President Donald Trump chats with British Prime Minister Theresa May at the G20.
President Donald Trump chats with British Prime Minister Theresa May at the G20.
PRESS ASSOCIATION POOL

But those were rare occasions. Trump’s secretaries of state, Rex Tillerson and Mike Pompeo, did not appear to nurture the “special relationship” between the United States and Britain. Nor did Vice President Mike Pence, who lives next door to the British Embassy.

While Darroch often tried to reach out to the White House and the National Security Council, like most of the ambassadors from NATO nations, he never quite felt that he broke into the inner circle.

In December, when Trump announced on Twitter that the United States was withdrawing forces from Syria — where both the British and the French have deployed troops, some of them dependent on US forces for transportation and intelligence — Darroch was given no notice.

He called around the capital, reaching out to key members of Congress and national security reporters to glean information.
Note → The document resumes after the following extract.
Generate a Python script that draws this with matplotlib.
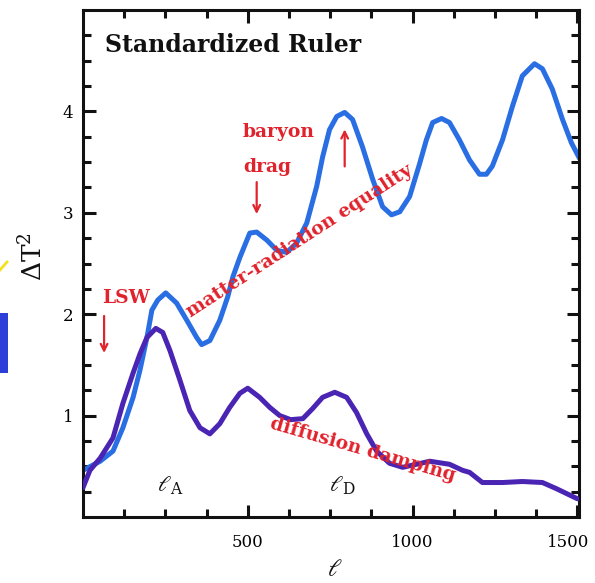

To be fair, Trump’s own national security team was also taken aback, and the defense secretary, Jim Mattis, resigned in protest. (Trump later insisted Mattis was fired.)

Similarly, the White House barely gave allies notice last year of Trump’s decision to pull out of the Iran nuclear agreement, even though Britain, France and Germany had helped negotiate it. As one NATO ambassador noted, it took weeks for the administration to gather them and describe its new Iran strategy, which was composed largely of a series of 12 demands that Pompeo also announced in a speech.

“For me, as a foreigner, it was fascinating,’’ said Araud, who said he looks back at his tenure as French ambassador as a grand political science experiment. “It’s what happens when a populist leader takes command in a liberal democracy. These people don’t recognise or accept the idea that an ambassador or a bureaucrat could be of any use. They only want to deal with other leaders.”

Araud recalled a moment in 2017 when France’s foreign minister was planning a trip to Washington. The ambassador gave the State Department two months’ notice to try to get on Tillerson’s schedule. He did not hear back until a day before the event, Araud recalled and was told the meeting would last only 20 minutes.

“So the minister didn’t come,” Araud said.

Darroch was somewhat more successful. From his time as Britain’s national security adviser, he had deep contacts in US intelligence agencies and among the permanent class of national security specialists. But even in those conversations, officials often expressed mystification about how decisions in the Trump administration were made and policy was generated.

Traditionally, the British ambassador would be brought in for consultations with senior US officials about major decisions under consideration in the Middle East, or in dealing with Russia, where Britain’s the Government Communications Headquarters — the British equivalent to the National Security Agency also known as GCHQ — often takes the lead in gathering intelligence.

But not in the Trump era.

All are examples of the chaos that Darroch had described to his successor as national security adviser, Mark Sedwill, in a 2017 memo that leaked on Saturday, leading to Trump’s declaration that the ambassador from America’s oldest ally was, in effect, persona non grata.

Johnson, the front-runner in the prime minister’s race, said Wednesday that he regretted Darroch’s departure, and that whoever leaked the ambassador’s messages should be “run down, caught and eviscerated.”

There will be a new British ambassador, presumably appointed after Parliament selects a new prime minister to replace the departing Theresa May, and seats a new government. But under current conditions it is unclear whether that diplomat’s access will be much better.

A comment from the State Department about Darroch’s departure on Wednesday blandly repeated its commitment to the special relationship.

The two countries “share a bond that is bigger than any individual,” the statement said, “and we look forward to continuing that partnership.”